We have moved onto “P” as our letter for saints, and so we naturally come to today’s saint, Saint Patrick:
Saint Patrick (Latin: Patricius; Proto-Irish: *Qatrikias; Modern Irish: Pádraig; Welsh: Padrig) was a 5th-century Romano-British Christian missionary and bishop in Ireland. Known as the “Apostle of Ireland”, he is the primary patron saint of the island along with Saints Brigit and Columba.
The dates of Patrick’s life cannot be fixed with certainty but, on a widespread interpretation, he was active as a missionary in Ireland during the second half of the fifth century. He is generally credited with being the first bishop of Armagh, Primate of Ireland.
When he was about 16, he was captured from his home in Great Britain, and taken as a slave to Ireland, where he lived for six years before escaping and returning to his family. After becoming a cleric, he returned to northern and western Ireland. In later life, he served as an ordained bishop, but little is known about the places where he worked. By the seventh century, he had already come to be revered as the patron saint of Ireland.
Saint Patrick’s Day is observed on 17 March, the date of his death. It is celebrated inside and outside Ireland as a religious and cultural holiday. In the dioceses of Ireland, it is both a solemnity and a holy day of obligation; it is also a celebration of Ireland itself.
(Taken from the wiki on St. Patrick, found here.)
Saint Patrick is one of those saints whose life is so filled with legend it is hard to tell what is true, and what isn’t. Some stories are obviously just that, stories, probably folklore that was pagan in origin that was associated with St.

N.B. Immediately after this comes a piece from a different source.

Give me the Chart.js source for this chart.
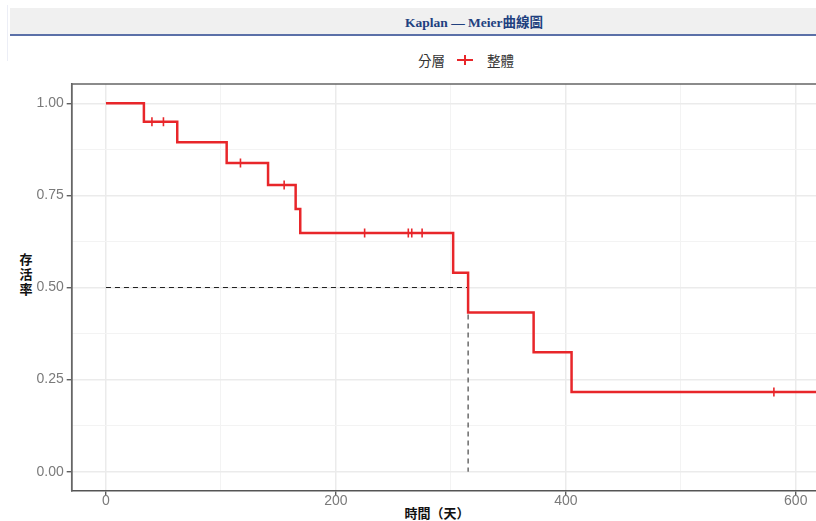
<!DOCTYPE html>
<html lang="zh-Hant">
<head>
<meta charset="utf-8">
<title>Kaplan — Meier曲線圖</title>
<script src="https://cdn.jsdelivr.net/npm/chart.js@4/dist/chart.umd.min.js"></script>
<style>
  html, body { margin: 0; padding: 0; background: #ffffff; }
  body { width: 816px; height: 521px; overflow: hidden; position: relative; }
  .edge { position: absolute; left: 7px; top: 5px; width: 1px; height: 56px; background: #eceef6; }
  .title-bar {
    position: absolute; left: 10px; top: 8px; width: 928px; height: 26px;
    background: #f0f0f0; border-bottom: 2px solid #5b70a8; box-sizing: content-box;
    font: bold 13.5px "Liberation Serif", "Noto Sans CJK TC", serif; color: #21407f;
    text-align: center; line-height: 30px;
  }
  .legend { position: absolute; top: 50px; height: 20px; font: 13.5px "Noto Sans CJK TC", "Liberation Sans", sans-serif; color: #333; line-height: 20px; }
  .key { position: absolute; left: 457px; top: 50px; width: 16px; height: 20px; }
  .key .h { position: absolute; left: 0; top: 9px; width: 16px; height: 2px; background: #e8262a; }
  .key .v { position: absolute; left: 7px; top: 5px; width: 2px; height: 10px; background: #e8262a; }
  .ytitle { position: absolute; left: 19px; top: 252px; width: 14px; font: bold 13px "Liberation Serif", "Noto Sans CJK TC", serif; color: #111; line-height: 15px; text-align: center; }
  .xtitle { position: absolute; left: 337px; top: 505px; width: 200px; text-align: center; font: bold 13px "Liberation Serif", "Noto Sans CJK TC", serif; color: #111; line-height: 18px; }
  canvas { position: absolute; left: 0; top: 0; }
</style>
</head>
<body>
<div class="edge"></div>
<div class="title-bar">Kaplan — Meier曲線圖</div>
<div class="legend" style="left:418px">分層</div>
<div class="key"><div class="h"></div><div class="v"></div></div>
<div class="legend" style="left:487px">整體</div>
<div class="ytitle">存<br>活<br>率</div>
<div class="xtitle">時間（天）</div>
<canvas id="km" width="940" height="521"></canvas>
<script>
// Kaplan–Meier estimate for the whole cohort (days)
const eventTimes = [0, 33, 62, 105, 141, 165, 169, 302, 315, 372, 405];
const survival   = [1.000, 0.950, 0.894, 0.838, 0.778, 0.713, 0.648, 0.540, 0.432, 0.324, 0.216];
const censorTimes = [40, 50, 117, 155, 225, 263, 266, 275, 581];
const lastFollowUp = 625;

// axis ticks (labelled ones every second step)
const xTicks = [0, 100, 200, 300, 400, 500, 600];
const yTicks = [0, 0.125, 0.25, 0.375, 0.5, 0.625, 0.75, 0.875, 1];

const RED = '#e8262a';

// survival value in force at time t
function survAt(t) {
  let s = survival[0];
  for (let i = 0; i < eventTimes.length; i++) if (eventTimes[i] <= t) s = survival[i];
  return s;
}
const curve = eventTimes.map((t, i) => ({ x: t, y: survival[i] }));
curve.push({ x: lastFollowUp, y: survival[survival.length - 1] });
const censors = censorTimes.map(t => ({ x: t, y: survAt(t) }));

// median survival: first time the curve reaches 0.5 or below
const medianIdx = survival.findIndex(s => s <= 0.5);
const medianTime = eventTimes[medianIdx];

const panelBox = {
  id: 'panelBox',
  afterDraw(chart) {
    const { ctx, chartArea: a } = chart;
    ctx.save();
    ctx.strokeStyle = '#666';
    ctx.lineWidth = 1.5;
    ctx.beginPath();
    ctx.moveTo(a.left, a.bottom);
    ctx.lineTo(a.left, a.top);
    ctx.lineTo(a.right, a.top);
    ctx.stroke();
    ctx.restore();
  }
};

const isMajorY = v => Math.abs(v * 4 - Math.round(v * 4)) < 1e-9;

new Chart(document.getElementById('km'), {
  type: 'line',
  data: {
    datasets: [
      { data: curve, stepped: 'before', borderColor: RED, borderWidth: 2.5, pointRadius: 0, fill: false },
      { data: censors, showLine: false, pointStyle: 'cross', pointRadius: 4.5, borderColor: RED, borderWidth: 1.6, pointBorderColor: RED },
      { data: [{ x: 0, y: 0.5 }, { x: medianTime, y: 0.5 }], borderColor: '#222', borderWidth: 1, borderDash: [5, 4], pointRadius: 0 },
      { data: [{ x: medianTime, y: 0.5 }, { x: medianTime, y: 0 }], borderColor: '#222', borderWidth: 1, borderDash: [5, 4], pointRadius: 0 }
    ]
  },
  options: {
    responsive: false,
    animation: false,
    devicePixelRatio: 1,
    layout: { padding: { top: 84, right: 114.6, left: 0, bottom: 0 } },
    plugins: { legend: { display: false }, tooltip: { enabled: false }, title: { display: false } },
    scales: {
      x: {
        type: 'linear', min: -29.8, max: 625.8,
        afterBuildTicks: s => { s.ticks = xTicks.map(v => ({ value: v })); },
        afterFit: s => { s.height = 30; },
        border: { display: true, color: '#555', width: 1.5 },
        grid: {
          color: c => (c.tick && c.tick.value % 200 === 0) ? '#ebebeb' : '#f3f3f3',
          lineWidth: c => (c.tick && c.tick.value % 200 === 0) ? 1.5 : 1,
          tickColor: c => (c.tick && c.tick.value % 200 === 0) ? '#444' : 'rgba(0,0,0,0)',
          tickLength: 4, tickWidth: 1.2
        },
        ticks: {
          autoSkip: false, maxRotation: 0, padding: -2,
          color: '#7a7a7a', font: { family: 'Liberation Sans', size: 14 },
          callback: v => (v % 200 === 0 ? String(v) : '')
        }
      },
      y: {
        type: 'linear', min: -0.0524, max: 1.0524,
        afterBuildTicks: s => { s.ticks = yTicks.map(v => ({ value: v })); },
        afterFit: s => { s.width = 71.7; },
        border: { display: true, color: '#555', width: 1.5 },
        grid: {
          color: c => (c.tick && isMajorY(c.tick.value)) ? '#ebebeb' : '#f3f3f3',
          lineWidth: c => (c.tick && isMajorY(c.tick.value)) ? 1.5 : 1,
          tickColor: c => (c.tick && isMajorY(c.tick.value)) ? '#444' : 'rgba(0,0,0,0)',
          tickLength: 5, tickWidth: 1.2
        },
        ticks: {
          autoSkip: false, padding: 3,
          color: '#7a7a7a', font: { family: 'Liberation Sans', size: 14 },
          callback: v => (isMajorY(v) ? v.toFixed(2) : '')
        }
      }
    }
  },
  plugins: [panelBox]
});
</script>
</body>
</html>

Patrick in order to preserve it. What is certain, however, is that St. Patrick remains one of the most recognized and influential saints to ever life. His mark on Ireland is felt even to this day, and probably will continue to be felt for a long time yet.
What really impresses me about him as a Saint is the fact that he, out of Christian piety, returned to the land where he had been a slave. It would have been easy for him to have shunned Ireland, and never set foot there again. But his faith in the Lord, and his love for his fellow man, was greater than any lingering emotional scars that resulted from his enslavement. There are some who think that Saints are held high regard because they were perfect in their lives, but this is not so. Many were far from perfect, and more than a few lived terrible, sinful lives before they repented and turned to lives of holiness. Rather, what makes someone a saint (besides later recognition) is that they inspire the faithful- they give us hope and the courage to do more with our faith. Saint Patrick is an example of one such person.